The other aspect to this, which is a paradox in some ways, is that, the one who lacks self-respect, will demand respect from others, for it is what they lack within. Like Nassim Nicholas Taleb said “If you have earned your self-respect, respect by others is a luxury; if you haven’t, respect by others is a necessity.’ So I think since it is a necessity, you tend to pursue it, no, you even demand it from others, since it seldom exists within you.
I think we build self-respect and self worth by what we do every day. When you take action on your goals, it reinforces your self-respect and worth. Every action you take towards achieving your goals increases your self-respect, adding a sense of accomplishment. One victory leads on to another and so on and so forth.
So think about it, how much do you respect yourself? What is your worth?

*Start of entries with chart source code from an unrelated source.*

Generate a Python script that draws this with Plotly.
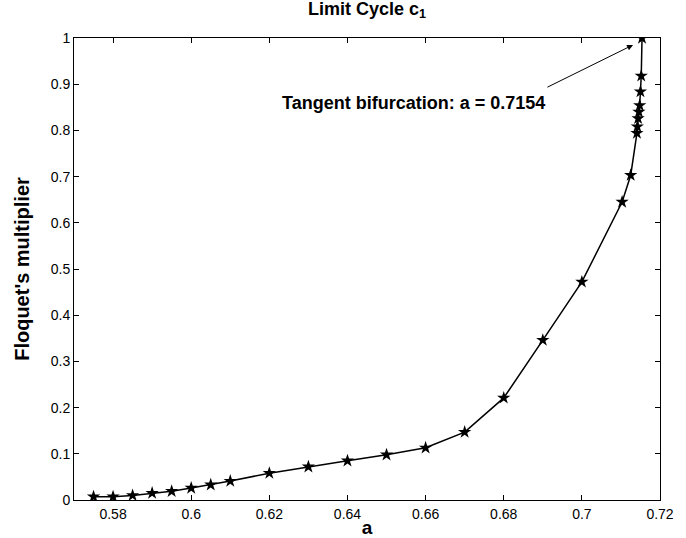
import plotly.graph_objects as go

a_vals = [0.575, 0.58, 0.585, 0.59, 0.595, 0.60, 0.605, 0.61, 0.62, 0.63, 0.64,
          0.65, 0.66, 0.67, 0.68, 0.69, 0.70, 0.7103, 0.7125,
          0.7141, 0.7142, 0.7144, 0.7146, 0.7148, 0.7150, 0.7152, 0.7154]
mult = [0.007, 0.007, 0.010, 0.015, 0.019, 0.026, 0.033, 0.041, 0.058, 0.072, 0.085,
        0.098, 0.113, 0.147, 0.221, 0.346, 0.472, 0.645, 0.703,
        0.794, 0.808, 0.826, 0.840, 0.854, 0.884, 0.918, 1.0]

x_ticks = [0.58, 0.60, 0.62, 0.64, 0.66, 0.68, 0.70, 0.72]
x_tick_text = ["0.58", "0.6", "0.62", "0.64", "0.66", "0.68", "0.7", "0.72"]
y_ticks = [0, 0.1, 0.2, 0.3, 0.4, 0.5, 0.6, 0.7, 0.8, 0.9, 1.0]
y_tick_text = ["0", "0.1", "0.2", "0.3", "0.4", "0.5", "0.6", "0.7", "0.8", "0.9", "1"]

font_family = "Liberation Sans, Arial, sans-serif"

fig = go.Figure()
fig.add_trace(go.Scatter(
    x=a_vals, y=mult, mode="lines+markers",
    line=dict(color="black", width=1.5),
    marker=dict(symbol="star", size=10, color="black"),
    showlegend=False,
))

axis_common = dict(
    showgrid=False, zeroline=False, showline=True, linecolor="black", linewidth=1,
    mirror="ticks", ticks="inside", ticklen=5, tickcolor="black", automargin=False,
    tickfont=dict(family=font_family, size=14, color="black"),
)

fig.update_xaxes(range=[0.57, 0.72], tickvals=x_ticks, ticktext=x_tick_text,
                 ticklabelstandoff=1,
                 title=dict(text="<b>a</b>", font=dict(family=font_family, size=19, color="black")),
                 **axis_common)
fig.update_yaxes(range=[0, 1], tickvals=y_ticks, ticktext=y_tick_text,
                 title=dict(text="<b>Floquet's multiplier</b>",
                            font=dict(family=font_family, size=20, color="black")),
                 **axis_common)

fig.add_annotation(x=0.7131, y=0.985, ax=0.6908, ay=0.892, xref="x", yref="y",
                   axref="x", ayref="y", text="", showarrow=True,
                   arrowhead=2, arrowsize=1.2, arrowwidth=1, arrowcolor="black")
fig.add_annotation(x=0.657, y=0.859, xref="x", yref="y", showarrow=False,
                   text="<b>Tangent bifurcation: a = 0.7154</b>",
                   font=dict(family=font_family, size=18, color="black"))

fig.update_layout(
    width=686, height=538,
    margin=dict(l=74, r=26, t=38, b=38),
    paper_bgcolor="white", plot_bgcolor="white",
    title=dict(text="<b>Limit Cycle c<sub>1</sub></b>", x=0.5, xanchor="center",
               xref="paper", y=1, yref="container", yanchor="top", pad=dict(t=2),
               font=dict(family=font_family, size=18, color="black")),
)

fig.write_html("out.html")
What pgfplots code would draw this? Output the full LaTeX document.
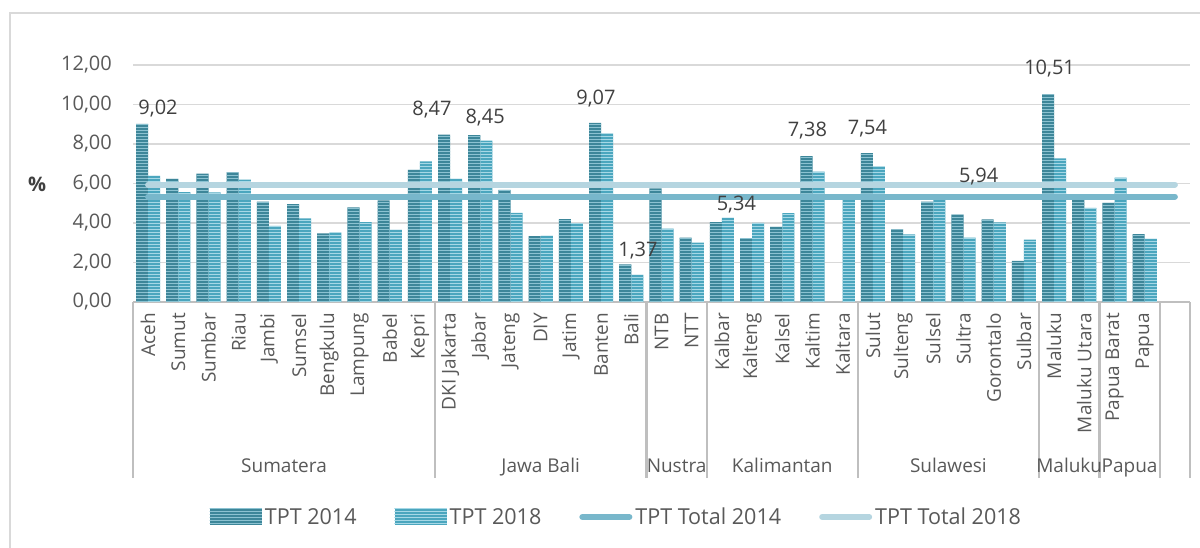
\documentclass[border=0pt]{standalone}
\usepackage{fontspec}
\setmainfont{Open Sans}
\newfontfamily\legfont[FakeStretch=0.98]{Open Sans}
\usepackage{pgfplots}
\pgfplotsset{compat=1.18}
\usepackage{pgfplotstable}
\usetikzlibrary{patterns}
\definecolor{c14}{HTML}{3D8699}
\definecolor{c14s}{HTML}{8CC2D1}
\definecolor{c18}{HTML}{4BA6BE}
\definecolor{c18s}{HTML}{A6D8E6}
\definecolor{l14}{HTML}{78B7CB}
\definecolor{l18}{HTML}{B5D5E0}
\definecolor{gridc}{HTML}{D9D9D9}
\definecolor{axc}{HTML}{BFBFBF}
\definecolor{txt}{HTML}{404040}
\definecolor{tickc}{HTML}{595959}

\pgfdeclarepatternformonly{hstripes}{\pgfpoint{0bp}{0bp}}{\pgfpoint{60bp}{3bp}}{\pgfpoint{60bp}{3bp}}{%
  \pgfpathrectangle{\pgfpoint{-1bp}{0bp}}{\pgfpoint{62bp}{1.1bp}}\pgfusepath{fill}}

\pgfplotstableread{
x y14 y18 t14 t18
0 9.02 6.38 5.34 5.94
1 6.23 5.56 5.34 5.94
2 6.50 5.55 5.34 5.94
3 6.56 6.20 5.34 5.94
4 5.08 3.86 5.34 5.94
5 4.96 4.23 5.34 5.94
6 3.47 3.51 5.34 5.94
7 4.79 4.04 5.34 5.94
8 5.14 3.65 5.34 5.94
9 6.69 7.12 5.34 5.94
10 8.47 6.24 5.34 5.94
11 8.45 8.17 5.34 5.94
12 5.68 4.51 5.34 5.94
13 3.33 3.35 5.34 5.94
14 4.19 3.99 5.34 5.94
15 9.07 8.52 5.34 5.94
16 1.90 1.37 5.34 5.94
17 5.75 3.72 5.34 5.94
18 3.26 3.01 5.34 5.94
19 4.04 4.26 5.34 5.94
20 3.24 4.01 5.34 5.94
21 3.80 4.50 5.34 5.94
22 7.38 6.60 5.34 5.94
23 nan 5.22 5.34 5.94
24 7.54 6.86 5.34 5.94
25 3.68 3.43 5.34 5.94
26 5.08 5.34 5.34 5.94
27 4.43 3.26 5.34 5.94
28 4.18 4.03 5.34 5.94
29 2.08 3.16 5.34 5.94
30 10.51 7.27 5.34 5.94
31 5.29 4.77 5.34 5.94
32 5.02 6.30 5.34 5.94
33 3.44 3.20 5.34 5.94
34 nan nan 5.34 5.94
}\data

\newcommand{\fs}[1]{\fontsize{#1}{#1}\selectfont}

\begin{document}
\begin{tikzpicture}
\path[use as bounding box] (0,0) rectangle (1200bp,548bp);
\draw[gridc, line width=1.2bp] (10bp,0) -- (10bp,535bp) -- (1200bp,535bp);
\begin{axis}[
  at={(133bp,246bp)}, anchor=south west,
  width=1057bp, height=237bp, scale only axis,
  xmin=-0.5, xmax=34.5, ymin=0, ymax=12,
  clip=false,
  axis lines*=left,
  y axis line style={draw=none},
  x axis line style={axc, line width=2.5bp},
  ymajorgrids, grid style={gridc, line width=1.3bp},
  ytick={0,2,...,12},
  ytick style={draw=none},
  yticklabel style={font=\fs{20bp}, text=tickc, inner sep=0pt, anchor=east, xshift=-21bp},
  /pgf/number format/assume math mode=true,
  yticklabel={\pgfmathprintnumber[fixed, fixed zerofill, precision=2, use comma]{\tick}},
  xtick={0,...,33},
  xticklabels={Aceh,Sumut,Sumbar,Riau,Jambi,Sumsel,Bengkulu,Lampung,Babel,Kepri,DKI Jakarta,Jabar,Jateng,DIY,Jatim,Banten,Bali,NTB,NTT,Kalbar,Kalteng,Kalsel,Kaltim,Kaltara,Sulut,Sulteng,Sulsel,Sultra,Gorontalo,Sulbar,Maluku,Maluku Utara,Papua Barat,Papua},
  major tick length=0pt,
  xticklabel style={rotate=90, anchor=east, inner sep=0pt, font=\fs{19bp}, text=tickc, xshift=-11bp},
  extra x ticks={-0.5,9.5,16.5,18.5,23.5,29.5,31.5,33.5,34.5},
  extra x tick labels={},
  extra x tick style={major tick length=176bp, tick align=outside, tick style={draw=axc, line width=2.5bp}},
  every axis y label/.style={at={(axis description cs:-0.0908,0.498)}, anchor=center},
  ylabel={\fs{20bp}\bfseries\color{txt}\%},
  legend columns=4,
  legend style={at={(axis description cs:0.4574,-0.907)}, anchor=center, draw=none, fill=none,
    font=\legfont\fs{22bp}, text=tickc, inner sep=0pt,
    /tikz/every even column/.append style={column sep=36bp},
    /tikz/every odd column/.append style={column sep=1bp}},
]
\addplot[ybar, bar width=0.4, bar shift=-0.2, fill=c14, draw=none,
  postaction={pattern=hstripes, pattern color=c14s},
  legend image code/.code={\fill[c14] (0bp,-8bp) rectangle (52bp,8bp);
    \fill[pattern=hstripes, pattern color=c14s] (0bp,-8bp) rectangle (52bp,8bp);}]
  table[x=x, y=y14] {\data};
\addlegendentry{TPT 2014}
\addplot[ybar, bar width=0.4, bar shift=0.2, fill=c18, draw=none,
  postaction={pattern=hstripes, pattern color=c18s},
  legend image code/.code={\fill[c18] (0bp,-8bp) rectangle (52bp,8bp);
    \fill[pattern=hstripes, pattern color=c18s] (0bp,-8bp) rectangle (52bp,8bp);}]
  table[x=x, y=y18] {\data};
\addlegendentry{TPT 2018}
\addplot[l14, line width=6bp, line cap=round, no marks,
  legend image code/.code={\draw[l14, line width=6bp, line cap=round] (3bp,0) -- (50bp,0);}]
  table[x=x, y=t14] {\data};
\addlegendentry{TPT Total 2014}
\addplot[l18, line width=6bp, line cap=round, no marks,
  legend image code/.code={\draw[l18, line width=6bp, line cap=round] (3bp,0) -- (50bp,0);}]
  table[x=x, y=t18] {\data};
\addlegendentry{TPT Total 2018}

\begin{scope}[every node/.style={font=\fs{20bp}, text=txt, inner sep=0pt}]
\node at (axis cs:0.33,9.78) {9,02};
\node at (axis cs:9.4,9.73) {8,47};
\node at (axis cs:11.16,9.34) {8,45};
\node at (axis cs:14.83,10.32) {9,07};
\node at (axis cs:16.22,2.62) {1,37};
\node at (axis cs:19.48,4.94) {5,34};
\node at (axis cs:21.83,8.68) {7,38};
\node at (axis cs:23.82,8.80) {7,54};
\node at (axis cs:27.5,6.35) {5,94};
\node at (axis cs:29.85,11.80) {10,51};
\end{scope}

\begin{scope}[every node/.style={font=\fs{19bp}, text=tickc, inner sep=0pt, anchor=base, yshift=-170bp}]
\node at (axis cs:4.5,0) {Sumatera};
\node at (axis cs:13,0) {Jawa Bali};
\node at (axis cs:17.5,0) {Nustra};
\node at (axis cs:21,0) {Kalimantan};
\node at (axis cs:26.5,0) {Sulawesi};
\node at (axis cs:30.5,0) {Maluku};
\node at (axis cs:32.5,0) {Papua};
\end{scope}
\end{axis}
\end{tikzpicture}
\end{document}
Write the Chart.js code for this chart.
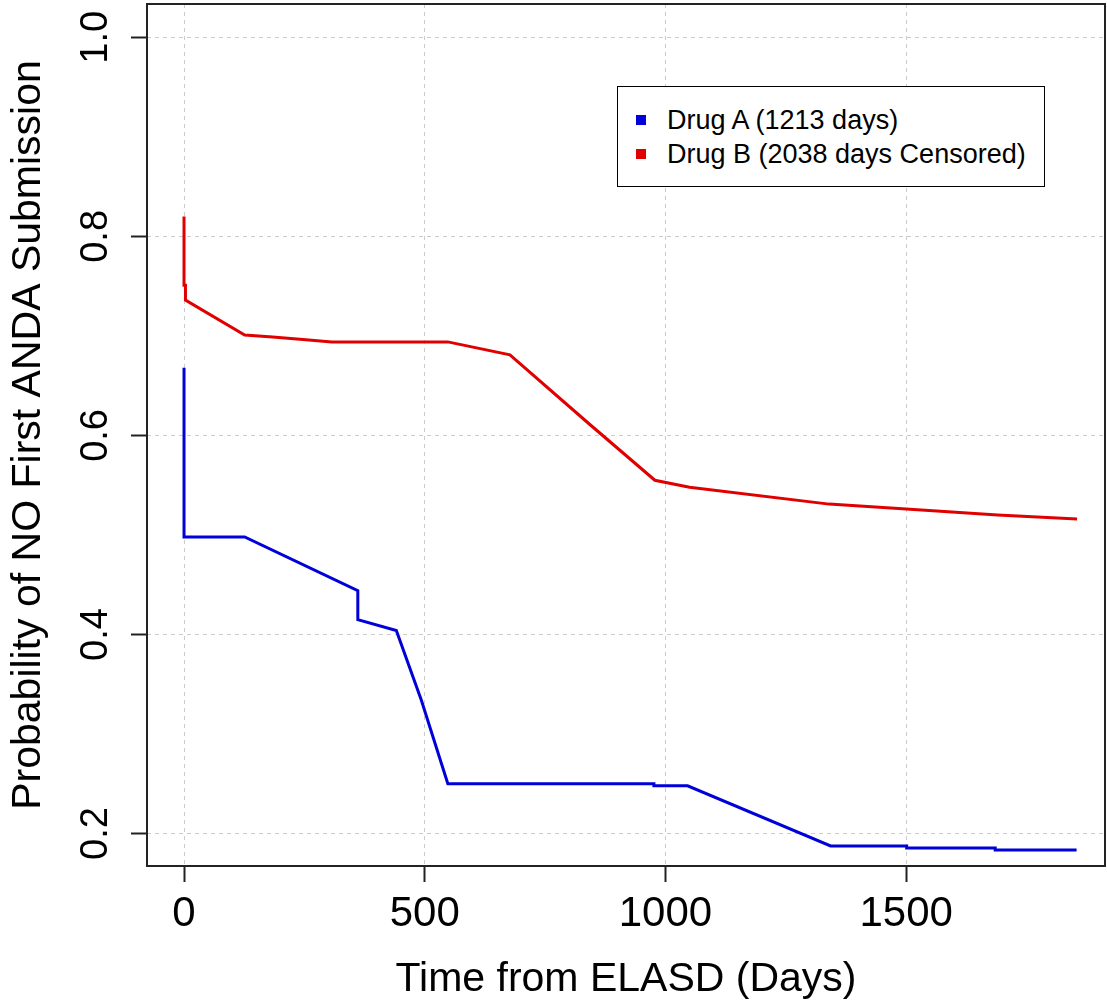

There is no harmony without self-respect. No harmony without seeing the value you bring to society, your family, your friends and the people around you. When one does not see their worth and lacks self-respect in an increasing measure, they can easily descend into a chaotic lifestyle. For us to live an inspired harmonious life, we should have self-respect, we should know our worth and the value we bring. As Robert Holden said “Your relationship with yourself sets the tone for every other relationship you have.”